> Input material:
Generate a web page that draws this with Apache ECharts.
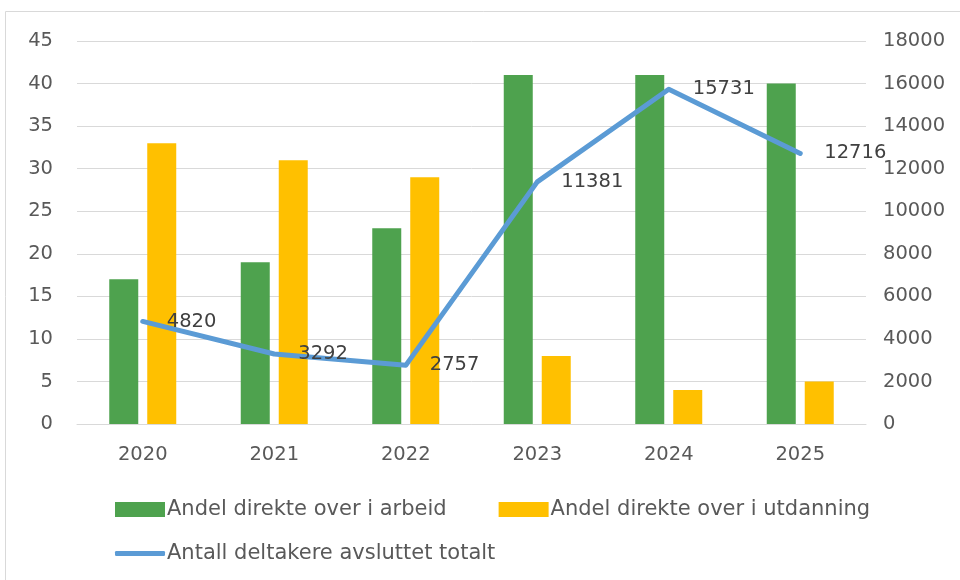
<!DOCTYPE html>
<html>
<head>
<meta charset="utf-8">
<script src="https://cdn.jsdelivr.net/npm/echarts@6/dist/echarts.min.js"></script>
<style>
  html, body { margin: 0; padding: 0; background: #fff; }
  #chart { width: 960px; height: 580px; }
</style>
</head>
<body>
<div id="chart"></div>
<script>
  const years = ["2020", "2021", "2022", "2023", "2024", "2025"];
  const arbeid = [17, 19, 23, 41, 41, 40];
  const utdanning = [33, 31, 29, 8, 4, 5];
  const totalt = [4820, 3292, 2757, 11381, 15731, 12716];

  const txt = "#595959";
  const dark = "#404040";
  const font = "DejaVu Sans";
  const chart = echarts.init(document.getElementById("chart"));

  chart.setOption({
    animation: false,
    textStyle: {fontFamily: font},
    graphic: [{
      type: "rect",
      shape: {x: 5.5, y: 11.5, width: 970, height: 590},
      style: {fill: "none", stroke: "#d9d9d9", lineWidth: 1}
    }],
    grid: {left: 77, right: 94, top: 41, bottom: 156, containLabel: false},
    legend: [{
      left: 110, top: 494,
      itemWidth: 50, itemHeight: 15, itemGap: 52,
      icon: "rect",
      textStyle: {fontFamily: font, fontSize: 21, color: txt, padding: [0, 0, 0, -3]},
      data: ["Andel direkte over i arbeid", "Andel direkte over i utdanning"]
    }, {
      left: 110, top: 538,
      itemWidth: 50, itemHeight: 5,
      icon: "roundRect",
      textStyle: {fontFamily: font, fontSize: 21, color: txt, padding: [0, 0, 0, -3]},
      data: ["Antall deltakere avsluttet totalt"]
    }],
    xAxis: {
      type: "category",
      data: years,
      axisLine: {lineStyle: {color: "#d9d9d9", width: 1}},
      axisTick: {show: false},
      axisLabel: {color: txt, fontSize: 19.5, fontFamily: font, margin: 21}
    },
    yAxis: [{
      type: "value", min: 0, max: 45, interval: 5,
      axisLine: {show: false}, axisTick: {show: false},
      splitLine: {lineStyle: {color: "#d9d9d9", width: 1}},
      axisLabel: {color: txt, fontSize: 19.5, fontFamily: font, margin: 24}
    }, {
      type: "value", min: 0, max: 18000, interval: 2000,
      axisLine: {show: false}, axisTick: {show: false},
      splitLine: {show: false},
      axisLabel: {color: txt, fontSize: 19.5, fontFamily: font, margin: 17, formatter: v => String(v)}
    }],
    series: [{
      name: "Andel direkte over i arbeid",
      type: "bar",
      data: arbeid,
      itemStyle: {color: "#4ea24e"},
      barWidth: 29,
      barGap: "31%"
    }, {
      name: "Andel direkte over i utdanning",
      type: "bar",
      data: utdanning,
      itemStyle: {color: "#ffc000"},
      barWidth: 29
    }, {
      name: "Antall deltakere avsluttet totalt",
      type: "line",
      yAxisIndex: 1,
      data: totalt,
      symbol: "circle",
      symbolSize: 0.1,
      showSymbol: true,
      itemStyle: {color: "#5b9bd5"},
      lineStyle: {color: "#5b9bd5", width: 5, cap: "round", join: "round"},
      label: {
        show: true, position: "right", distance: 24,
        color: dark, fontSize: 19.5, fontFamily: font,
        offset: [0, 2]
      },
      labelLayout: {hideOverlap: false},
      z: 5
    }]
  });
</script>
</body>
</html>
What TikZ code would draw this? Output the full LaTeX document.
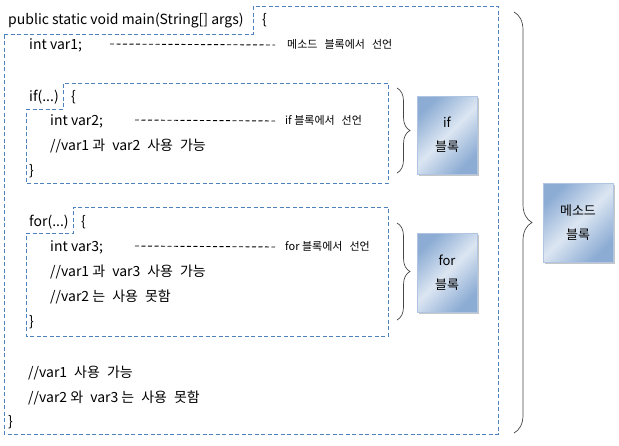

> Job: Every entry must be written out exactly, with all pictures left out.

> Answer to this task:
Generate a web page that draws this with Apache ECharts.
<!DOCTYPE html>
<html>
<head>
<meta charset="utf-8">
<script src="https://cdn.jsdelivr.net/npm/echarts@6/dist/echarts.min.js"></script>
<style>
  html, body { margin: 0; padding: 0; background: #fff; }
  #chart { width: 960px; height: 580px; }
</style>
</head>
<body>
<div id="chart"></div>
<script>
  const years = ["2020", "2021", "2022", "2023", "2024", "2025"];
  const arbeid = [17, 19, 23, 41, 41, 40];
  const utdanning = [33, 31, 29, 8, 4, 5];
  const totalt = [4820, 3292, 2757, 11381, 15731, 12716];

  const txt = "#595959";
  const dark = "#404040";
  const font = "DejaVu Sans";
  const chart = echarts.init(document.getElementById("chart"));

  chart.setOption({
    animation: false,
    textStyle: {fontFamily: font},
    graphic: [{
      type: "rect",
      shape: {x: 5.5, y: 11.5, width: 970, height: 590},
      style: {fill: "none", stroke: "#d9d9d9", lineWidth: 1}
    }],
    grid: {left: 77, right: 94, top: 41, bottom: 156, containLabel: false},
    legend: [{
      left: 110, top: 494,
      itemWidth: 50, itemHeight: 15, itemGap: 52,
      icon: "rect",
      textStyle: {fontFamily: font, fontSize: 21, color: txt, padding: [0, 0, 0, -3]},
      data: ["Andel direkte over i arbeid", "Andel direkte over i utdanning"]
    }, {
      left: 110, top: 538,
      itemWidth: 50, itemHeight: 5,
      icon: "roundRect",
      textStyle: {fontFamily: font, fontSize: 21, color: txt, padding: [0, 0, 0, -3]},
      data: ["Antall deltakere avsluttet totalt"]
    }],
    xAxis: {
      type: "category",
      data: years,
      axisLine: {lineStyle: {color: "#d9d9d9", width: 1}},
      axisTick: {show: false},
      axisLabel: {color: txt, fontSize: 19.5, fontFamily: font, margin: 21}
    },
    yAxis: [{
      type: "value", min: 0, max: 45, interval: 5,
      axisLine: {show: false}, axisTick: {show: false},
      splitLine: {lineStyle: {color: "#d9d9d9", width: 1}},
      axisLabel: {color: txt, fontSize: 19.5, fontFamily: font, margin: 24}
    }, {
      type: "value", min: 0, max: 18000, interval: 2000,
      axisLine: {show: false}, axisTick: {show: false},
      splitLine: {show: false},
      axisLabel: {color: txt, fontSize: 19.5, fontFamily: font, margin: 17, formatter: v => String(v)}
    }],
    series: [{
      name: "Andel direkte over i arbeid",
      type: "bar",
      data: arbeid,
      itemStyle: {color: "#4ea24e"},
      barWidth: 29,
      barGap: "31%"
    }, {
      name: "Andel direkte over i utdanning",
      type: "bar",
      data: utdanning,
      itemStyle: {color: "#ffc000"},
      barWidth: 29
    }, {
      name: "Antall deltakere avsluttet totalt",
      type: "line",
      yAxisIndex: 1,
      data: totalt,
      symbol: "circle",
      symbolSize: 0.1,
      showSymbol: true,
      itemStyle: {color: "#5b9bd5"},
      lineStyle: {color: "#5b9bd5", width: 5, cap: "round", join: "round"},
      label: {
        show: true, position: "right", distance: 24,
        color: dark, fontSize: 19.5, fontFamily: font,
        offset: [0, 2]
      },
      labelLayout: {hideOverlap: false},
      z: 5
    }]
  });
</script>
</body>
</html>
What TikZ code would draw this? Output the full LaTeX document.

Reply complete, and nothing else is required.